**Aim**
Without the pictures, write out all the lines below exactly as they appear.

===============

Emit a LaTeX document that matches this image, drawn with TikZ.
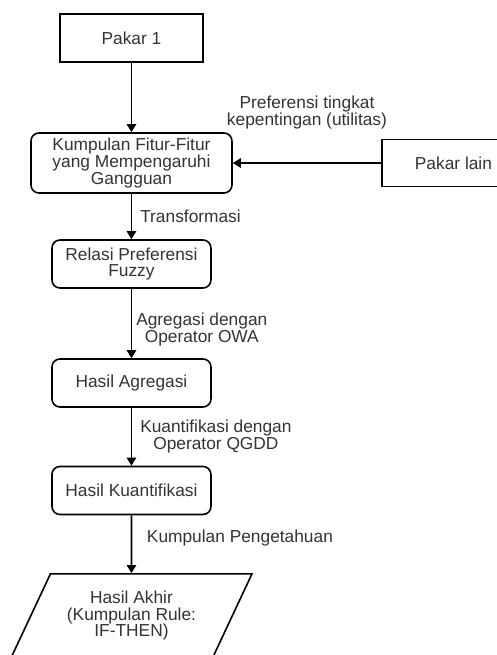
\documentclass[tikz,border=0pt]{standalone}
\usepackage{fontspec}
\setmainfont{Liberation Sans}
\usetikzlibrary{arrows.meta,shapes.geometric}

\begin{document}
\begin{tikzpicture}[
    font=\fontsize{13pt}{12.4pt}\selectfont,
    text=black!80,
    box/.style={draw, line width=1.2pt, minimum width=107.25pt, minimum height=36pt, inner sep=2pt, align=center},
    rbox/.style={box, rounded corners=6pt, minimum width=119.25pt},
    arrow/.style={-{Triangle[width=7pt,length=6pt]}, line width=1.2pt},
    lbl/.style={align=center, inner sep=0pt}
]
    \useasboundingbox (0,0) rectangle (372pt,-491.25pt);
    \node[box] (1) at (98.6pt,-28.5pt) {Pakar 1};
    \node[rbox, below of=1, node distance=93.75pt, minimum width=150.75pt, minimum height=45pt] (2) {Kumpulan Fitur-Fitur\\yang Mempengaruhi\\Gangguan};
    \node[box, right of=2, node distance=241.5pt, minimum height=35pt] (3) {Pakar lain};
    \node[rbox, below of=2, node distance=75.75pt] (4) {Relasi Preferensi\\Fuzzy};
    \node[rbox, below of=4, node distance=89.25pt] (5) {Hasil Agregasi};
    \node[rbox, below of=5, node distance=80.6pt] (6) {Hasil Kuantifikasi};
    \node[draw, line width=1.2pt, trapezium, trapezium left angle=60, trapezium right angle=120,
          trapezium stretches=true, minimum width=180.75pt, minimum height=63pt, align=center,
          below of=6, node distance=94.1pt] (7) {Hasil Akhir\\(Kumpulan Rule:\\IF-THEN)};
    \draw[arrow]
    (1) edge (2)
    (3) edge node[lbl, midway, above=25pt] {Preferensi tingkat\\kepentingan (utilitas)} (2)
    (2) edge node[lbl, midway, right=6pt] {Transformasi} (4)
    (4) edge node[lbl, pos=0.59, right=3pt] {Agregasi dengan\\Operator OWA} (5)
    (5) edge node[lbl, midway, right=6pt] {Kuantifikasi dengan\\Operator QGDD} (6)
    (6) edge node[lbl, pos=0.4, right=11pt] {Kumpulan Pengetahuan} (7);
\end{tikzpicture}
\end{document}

===============

**Response to this exercise**
Emit a LaTeX document that matches this image, drawn with TikZ.
\documentclass[tikz,border=0pt]{standalone}
\usepackage{fontspec}
\setmainfont{Liberation Sans}
\usetikzlibrary{arrows.meta,shapes.geometric}

\begin{document}
\begin{tikzpicture}[
    font=\fontsize{13pt}{12.4pt}\selectfont,
    text=black!80,
    box/.style={draw, line width=1.2pt, minimum width=107.25pt, minimum height=36pt, inner sep=2pt, align=center},
    rbox/.style={box, rounded corners=6pt, minimum width=119.25pt},
    arrow/.style={-{Triangle[width=7pt,length=6pt]}, line width=1.2pt},
    lbl/.style={align=center, inner sep=0pt}
]
    \useasboundingbox (0,0) rectangle (372pt,-491.25pt);
    \node[box] (1) at (98.6pt,-28.5pt) {Pakar 1};
    \node[rbox, below of=1, node distance=93.75pt, minimum width=150.75pt, minimum height=45pt] (2) {Kumpulan Fitur-Fitur\\yang Mempengaruhi\\Gangguan};
    \node[box, right of=2, node distance=241.5pt, minimum height=35pt] (3) {Pakar lain};
    \node[rbox, below of=2, node distance=75.75pt] (4) {Relasi Preferensi\\Fuzzy};
    \node[rbox, below of=4, node distance=89.25pt] (5) {Hasil Agregasi};
    \node[rbox, below of=5, node distance=80.6pt] (6) {Hasil Kuantifikasi};
    \node[draw, line width=1.2pt, trapezium, trapezium left angle=60, trapezium right angle=120,
          trapezium stretches=true, minimum width=180.75pt, minimum height=63pt, align=center,
          below of=6, node distance=94.1pt] (7) {Hasil Akhir\\(Kumpulan Rule:\\IF-THEN)};
    \draw[arrow]
    (1) edge (2)
    (3) edge node[lbl, midway, above=25pt] {Preferensi tingkat\\kepentingan (utilitas)} (2)
    (2) edge node[lbl, midway, right=6pt] {Transformasi} (4)
    (4) edge node[lbl, pos=0.59, right=3pt] {Agregasi dengan\\Operator OWA} (5)
    (5) edge node[lbl, midway, right=6pt] {Kuantifikasi dengan\\Operator QGDD} (6)
    (6) edge node[lbl, pos=0.4, right=11pt] {Kumpulan Pengetahuan} (7);
\end{tikzpicture}
\end{document}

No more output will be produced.